Welcome to our community

Be a part of something great, join today!

Find the condition for equality to hold

  • Thread starter
  • Admin
  • #1

anemone

MHB POTW Director
Staff member
Feb 14, 2012
3,596
Hi,
I've encountered a problem in deciding the condition in order for the equality to hold.
Here is the problem:

If $x\sqrt {1-y^2} + y \sqrt {1-x^2}=1$, prove that $x^2+y^2=1$

By using the Cauchy-Schwarz inequality, it's fairly easy to prove that $x\sqrt {1-y^2} + y \sqrt {1-x^2}\leq1$

Next, what I tried to do is to work backwards and let $x^2+y^2=1$, then I see that $x=\sqrt {1-y^2}$. After making that substitution into the LHS of the inequality $ x\sqrt {1-y^2} + y \sqrt {1-x^2} $ and I eventually get 1 as the final answer.

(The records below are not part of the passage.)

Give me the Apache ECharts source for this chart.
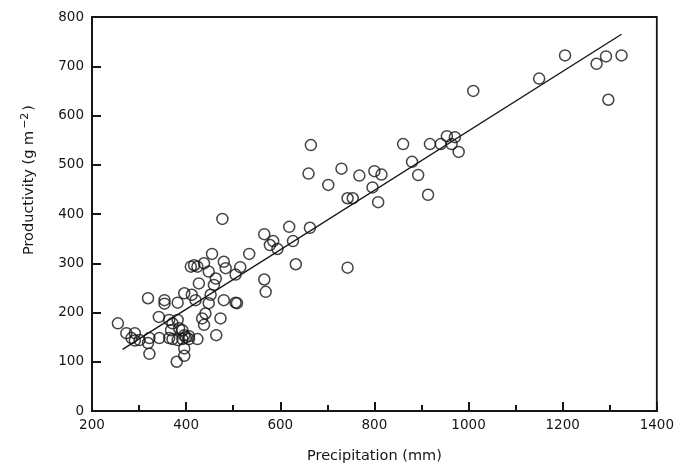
<!DOCTYPE html>
<html>
<head>
<meta charset="utf-8">
<script src="https://cdn.jsdelivr.net/npm/echarts@6/dist/echarts.min.js"></script>
<style>html,body{margin:0;padding:0;background:#fff}#c{width:677px;height:470px}</style>
</head>
<body>
<div id="c"></div>
<script>
// Precipitation (mm) of each site
var precipitation = [
  1010, 1150, 1205, 1272, 1292, 1325, 1297,
  861, 918, 880, 893, 914, 941, 954, 971, 964, 979,
  665, 660, 730, 702, 743, 754, 796, 808, 768, 800, 815, 743,
  566, 619, 663, 585, 578, 594, 627, 633, 566, 569, 534, 515, 505, 508, 477, 480, 484,
  455, 417, 410, 424, 438, 448, 463, 427, 459,
  319, 354, 354, 382, 396, 412, 420, 452, 448, 480, 505,
  342, 364, 371, 382, 385, 368, 392, 396, 406, 434, 438, 441, 464, 473,
  255, 273, 291, 284, 291, 301, 322, 319, 343, 364, 371, 382, 392, 399, 406, 424,
  322, 396, 396, 380
];
// Productivity (g m-2) of each site
var productivity = [
  650, 675, 722, 705, 720, 722, 632,
  542, 542, 506, 479, 439, 542, 558, 556, 542, 526,
  540, 482, 492, 459, 432, 432, 454, 424, 478, 487, 480, 291,
  359, 374, 372, 345, 337, 329, 345, 298, 267, 242, 319, 292, 277, 219, 390, 303, 290,
  319, 296, 293, 293, 300, 283, 269, 259, 256,
  229, 225, 218, 220, 239, 236, 225, 236, 219, 225, 220,
  191, 185, 178, 185, 168, 164, 164, 154, 152, 188, 175, 198, 154, 188,
  178, 158, 158, 148, 143, 144, 148, 138, 148, 148, 146, 144, 146, 150, 146, 146,
  116, 127, 112, 100
];
// Regression line end points
var fitX = [265, 1325];
var fitY = [125, 765];

var xTicks = [200, 400, 600, 800, 1000, 1200, 1400];
var yTicks = [0, 100, 200, 300, 400, 500, 600, 700, 800];

var pts = precipitation.map(function (x, i) { return [x, productivity[i]]; });
var fit = fitX.map(function (x, i) { return [x, fitY[i]]; });

var chart = echarts.init(document.getElementById('c'), null, {renderer: 'canvas'});
var ink = '#151515';
var font = 'DejaVu Sans';
chart.setOption({
  backgroundColor: '#fff',
  animation: false,
  grid: {left: 92, right: 15, top: 17, bottom: 59, show: true, borderColor: ink, borderWidth: 1.8},
  xAxis: [{
    type: 'value', min: xTicks[0], max: xTicks[xTicks.length - 1], interval: 200,
    name: 'Precipitation (mm)', nameLocation: 'middle', nameGap: 38,
    nameTextStyle: {fontFamily: font, fontSize: 14.5, color: ink},
    axisLine: {show: true, lineStyle: {color: ink, width: 1.8}},
    axisTick: {show: true, inside: true, length: 9, lineStyle: {color: ink, width: 2}},
    minorTick: {show: true, splitNumber: 2, length: 6, lineStyle: {color: ink, width: 2}},
    axisLabel: {fontFamily: font, fontSize: 13.5, color: ink, margin: 7,
      formatter: function (v) { return String(v); }},
    splitLine: {show: false}
  }],
  yAxis: {
    type: 'value', min: yTicks[0], max: yTicks[yTicks.length - 1], interval: 100,
    axisLine: {show: true, lineStyle: {color: ink, width: 1.8}},
    axisTick: {show: true, inside: true, length: 9, lineStyle: {color: ink, width: 2}},
    axisLabel: {fontFamily: font, fontSize: 13.5, color: ink, margin: 8},
    splitLine: {show: false}
  },
  graphic: [{
    type: 'text', x: 29, y: 180, rotation: Math.PI / 2,
    style: {
      text: 'Productivity (g m{sup|−2})',
      fontFamily: font, fontSize: 14.5, fill: ink,
      align: 'center', verticalAlign: 'middle',
      rich: {sup: {fontFamily: font, fontSize: 11, fill: ink, verticalAlign: 'top', padding: [0, 2, 8, 2]}}
    }
  }],
  series: [{
    type: 'line', data: fit, showSymbol: false, symbol: 'none',
    lineStyle: {color: ink, width: 1.4}, z: 1
  }, {
    type: 'scatter', data: pts, symbol: 'circle', symbolSize: 11,
    itemStyle: {color: 'rgba(255,255,255,0)', borderColor: ink, borderWidth: 1.5}, z: 2
  }]
});
</script>
</body>
</html>
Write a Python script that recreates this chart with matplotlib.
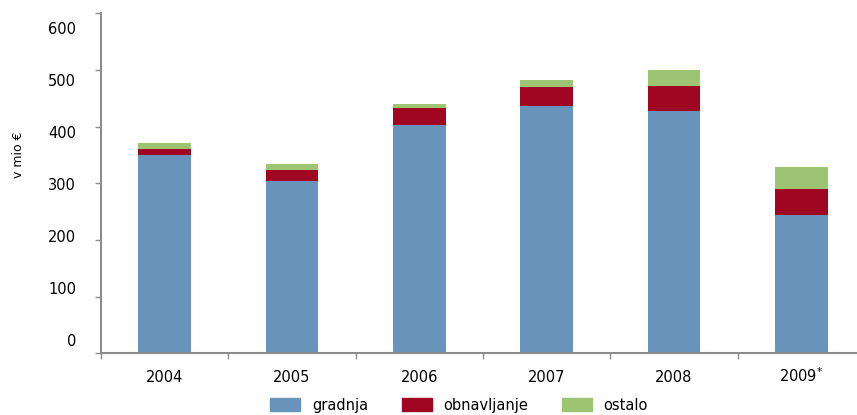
import matplotlib
matplotlib.use("Agg")
import matplotlib.pyplot as plt
import matplotlib.transforms as mtrans
from matplotlib.patches import Patch
import numpy as np

years = ["2004", "2005", "2006", "2007", "2008", "2009$^{*}$"]
gradnja = [350, 304, 403, 436, 428, 244]
obnavljanje = [10, 19, 30, 34, 44, 46]
ostalo = [11, 11, 7, 12, 28, 39]

c_blue = "#6894BC"
c_red = "#A00522"
c_green = "#9DC473"
grey = "#8C8C8C"

plt.rcParams['font.family'] = ['DejaVu Sans']
fig = plt.figure(figsize=(8.57, 4.15), dpi=100)
ax = fig.add_axes([101/857, 1-353.3/415, 764/857, (353.3-13.3)/415])

x = np.arange(len(years))
w = 0.416
g = np.array(gradnja); o = np.array(obnavljanje); s = np.array(ostalo)
ax.bar(x, g, w, color=c_blue, label="gradnja")
ax.bar(x, o, w, bottom=g, color=c_red, label="obnavljanje")
ax.bar(x, s, w, bottom=g+o, color=c_green, label="ostalo")

ax.set_xlim(-0.5, len(years)-0.5)
ax.set_ylim(0, 600)
ax.set_yticks(range(0, 601, 100))
ax.tick_params(axis='y', length=4, width=1, color=grey, labelsize=10.5, pad=14)
# reference places y labels evenly between y=340 px (0) and y=28 px (600)
for i, lab in enumerate(ax.get_yticklabels()):
    dy = 13.3 - 4.67 * i
    lab.set_transform(lab.get_transform() +
                      mtrans.ScaledTranslation(0, dy/100, fig.dpi_scale_trans))

ax.set_xticks(np.arange(-0.5, len(years)), labels=[""]*(len(years)+1))
ax.tick_params(axis='x', which='major', length=4, width=1, color=grey)
ax.set_xticks(x, labels=years, minor=True)
ax.tick_params(axis='x', which='minor', length=0, labelsize=10.5, pad=21)
for lab in ax.get_xticklabels(minor=True):
    lab.set_verticalalignment('baseline')

for sp in ['top', 'right']:
    ax.spines[sp].set_visible(False)
for sp in ['left', 'bottom']:
    ax.spines[sp].set_color(grey)
    ax.spines[sp].set_linewidth(1.5)

fig.text(18/857, 1-155/415, "v mio €", rotation=90, ha='center', va='center', fontsize=9)

handles = [Patch(color=c_blue), Patch(color=c_red), Patch(color=c_green)]
fig.legend(handles, ["gradnja", "obnavljanje", "ostalo"], ncol=3, loc='center',
           bbox_to_anchor=(459/857, 1-405/415), frameon=False, fontsize=10.5,
           handlelength=2.05, handleheight=0.9, handletextpad=0.8, columnspacing=2.3)

fig.savefig("out.png", dpi=100)
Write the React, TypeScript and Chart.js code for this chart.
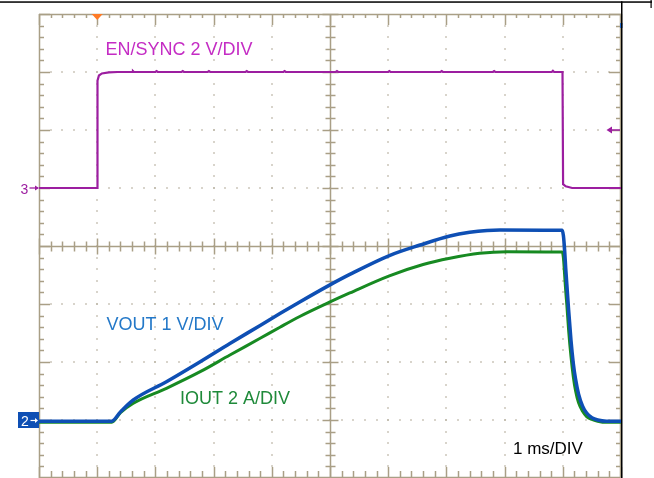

What do you think, Sir? I feel bad for doing this.

Do you have any idea to deduce the condition from $x\sqrt {1-y^2} + y \sqrt {1-x^2}\leq1$?

Thanks.
 

Alexmahone

Active member
Jan 26, 2012
268
Hi,
I've encountered a problem in deciding the condition in order for the equality to hold.
Here is the problem:

If $x\sqrt {1-y^2} + y \sqrt {1-x^2}=1$, prove that $x^2+y^2=1$

By using the Cauchy-Schwarz inequality, it's fairly easy to prove that $x\sqrt {1-y^2} + y \sqrt {1-x^2}\leq1$
In the Cauchy Schwarz inequality, equality holds only if

$\displaystyle \frac{x}{\sqrt{1-x^2}}=\frac{\sqrt{1-y^2}}{y}$

$\displaystyle xy=\sqrt{(1-x^2)(1-y^2)}$

$\displaystyle x^2y^2=(1-x^2)(1-y^2)=1-x^2-y^2+x^2y^2$

$\displaystyle x^2+y^2=1$
 
Last edited:
  • Thread starter
  • Admin
  • #3

anemone

MHB POTW Director
Staff member
Feb 14, 2012
3,596
Gosh, I missed that part of definition!:eek:

Thanks, Alexmahone.